Nokta Dergisi bazı cuntacı askerlerin darbeye güdümlü bir sivil toplum oluşturma gayreti içine girdiğini; bu konuda eylem planı yaptığını yazdı. Genelkurmay Askerî Savcılığı Nokta'ya baskın yaptırdı; Nokta'nın bilgisayarlarına el konuldu. Dergi, gördüğü baskılar sonucunda kapanmak zorunda kaldı. Ancak Ergenekon Davası sırasında çıkan belgeler Nokta'nın haklılığını ispat etti. Nokta'nın bahsettiği plan gerçekten vardı ve suç işlenmişti...
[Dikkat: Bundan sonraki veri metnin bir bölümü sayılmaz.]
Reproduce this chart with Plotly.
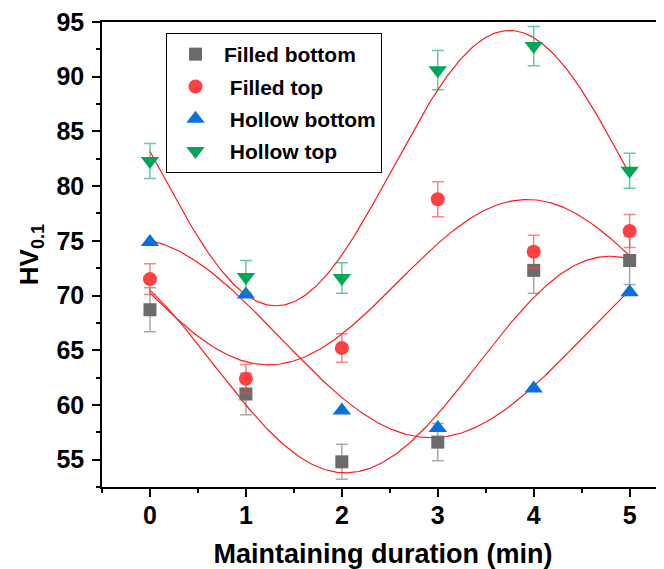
import numpy as np
import plotly.graph_objects as go

durations = [0, 1, 2, 3, 4, 5]
series_names = ["Filled bottom", " Filled top", " Hollow bottom", " Hollow top"]
filled_bottom = [68.7, 61.0, 54.8, 56.6, 72.3, 73.2]
filled_bottom_err = [2.0, 1.9, 1.6, 1.7, 2.1, 2.2]
filled_top = [71.5, 62.4, 65.2, 78.8, 74.0, 75.9]
filled_top_err = [1.4, 1.3, 1.3, 1.6, 1.5, 1.5]
hollow_bottom = [74.9, 70.1, 59.5, 57.9, 61.5, 70.3]
hollow_bottom_err = [0.3, 0.3, 0.3, 0.3, 0.3, 0.3]
hollow_top = [82.3, 71.7, 71.6, 90.6, 92.8, 81.4]
hollow_top_err = [1.6, 1.5, 1.4, 1.8, 1.8, 1.6]

values = [filled_bottom, filled_top, hollow_bottom, hollow_top]
errors = [filled_bottom_err, filled_top_err, hollow_bottom_err, hollow_top_err]
colors = ["#6b6b6b", "#ff4040", "#0a6fe0", "#00a65a"]
err_colors = ["rgba(110,110,110,0.6)", "rgba(255,64,64,0.65)", "rgba(10,111,224,0.0)", "rgba(0,166,90,0.6)"]
symbols = ["square", "circle", "triangle-up", "triangle-down"]
sizes = [13, 14, 16, 16]


def sine_fit(x, y):
    """Least-squares fit y = y0 + A*sin(pi*(x-xc)/w) (Origin 'Sine')."""
    x = np.asarray(x, float)
    y = np.asarray(y, float)
    best = None
    for w in np.linspace(2.0, 4.0, 2001):
        M = np.column_stack([np.ones_like(x), np.sin(np.pi * x / w), np.cos(np.pi * x / w)])
        coef, *_ = np.linalg.lstsq(M, y, rcond=None)
        r = np.sum((M @ coef - y) ** 2)
        if best is None or r < best[0]:
            best = (r, w, coef)
    _, w, coef = best
    return lambda t: coef[0] + coef[1] * np.sin(np.pi * t / w) + coef[2] * np.cos(np.pi * t / w)


fig = go.Figure()

xf = np.linspace(0, 5, 300)
for v in values:
    f = sine_fit(durations, v)
    fig.add_trace(go.Scatter(x=xf, y=f(xf), mode="lines",
                             line=dict(color="#ff1a1a", width=1.2),
                             showlegend=False, hoverinfo="skip"))

for i in range(4):
    fig.add_trace(go.Scatter(
        x=durations, y=values[i], mode="markers", name="<b>" + series_names[i] + "</b>",
        marker=dict(symbol=symbols[i], size=sizes[i], color=colors[i], line=dict(width=0)),
        error_y=dict(type="data", array=errors[i], color=err_colors[i], thickness=1.5, width=6),
        legendgroup=str(i),
    ))

FONT = "Liberation Sans, Arial"
# page body has an 8px margin: figure is shifted accordingly
W, H = 656, 561
L, T, B, R = 94, 14, 82, 0
PW, PH = W - L - R, H - T - B
fig.update_layout(
    width=W, height=H,
    margin=dict(l=L, r=R, t=T, b=B),
    plot_bgcolor="white", paper_bgcolor="white",
    font=dict(family=FONT, color="black"),
    showlegend=True,
    legend=dict(x=(166 - 8 - L) / PW, y=(PH + T - (33 - 8)) / PH, xanchor="left", yanchor="top",
                bordercolor="black", borderwidth=1, bgcolor="white",
                font=dict(family=FONT, size=21, color="black"),
                tracegroupgap=2, itemwidth=47),
)
fig.update_xaxes(
    range=[-0.5, 5.358], tickvals=durations, ticktext=["<b>%d</b>" % d for d in durations],
    automargin=False, ticklabeloverflow="allow",
    showline=True, linecolor="black", linewidth=1.5, mirror=True,
    ticks="outside", ticklen=8, tickwidth=1.5, tickcolor="black",
    minor=dict(dtick=0.5, tick0=-0.5, ticks="outside", ticklen=4, tickwidth=1.5, tickcolor="black"),
    showgrid=False, zeroline=False,
    ticklabelstandoff=-3,
    tickfont=dict(family=FONT, size=25, color="black"),
    title=dict(text="<b>Maintaining duration (min)</b>", standoff=16,
               font=dict(family=FONT, size=27, color="black")),
)
yt = [55, 60, 65, 70, 75, 80, 85, 90, 95]
fig.update_yaxes(
    range=[52.5, 95], tickvals=yt, ticktext=["<b>%d</b>" % v for v in yt],
    automargin=False, ticklabeloverflow="allow",
    showline=True, linecolor="black", linewidth=1.5,
    ticks="outside", ticklen=8, tickwidth=1.5, tickcolor="black",
    minor=dict(dtick=2.5, tick0=52.5, ticks="outside", ticklen=4, tickwidth=1.5, tickcolor="black"),
    showgrid=False, zeroline=False,
    ticklabelstandoff=3,
    tickfont=dict(family=FONT, size=25, color="black"),
    title=dict(text="<b>HV<sub>0.1</sub></b>", standoff=10,
               font=dict(family=FONT, size=26, color="black")),
)

fig.write_html("out.html")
Daha örnek vermeye gerek var mı? Türk medyası kendi sabıkasını unutarak utanç verici eylem planına peşinen sahte diyebilmek için çırpınıyor. Belge doğru çıksa bile bunun sorumlusu TSK'nın bizzat kendisi değildir; TSK içine yerleşmiş darbeci, cuntacı bir ekiptir. Ergenekon davasında yargılananlar da onlardır. "TSK içinde demokrasiye inanmayanların barındırılmaması" ordumuzu yıpratmaz; tam tersine güçlendirir. Bunun aksini düşünen ve laf cambazlığı yapanlar belki bir "bravo" alıyor; ama yanlış yapıyor. TSK gibi 2 bin yıllık bir kurumun imajını bozuyor.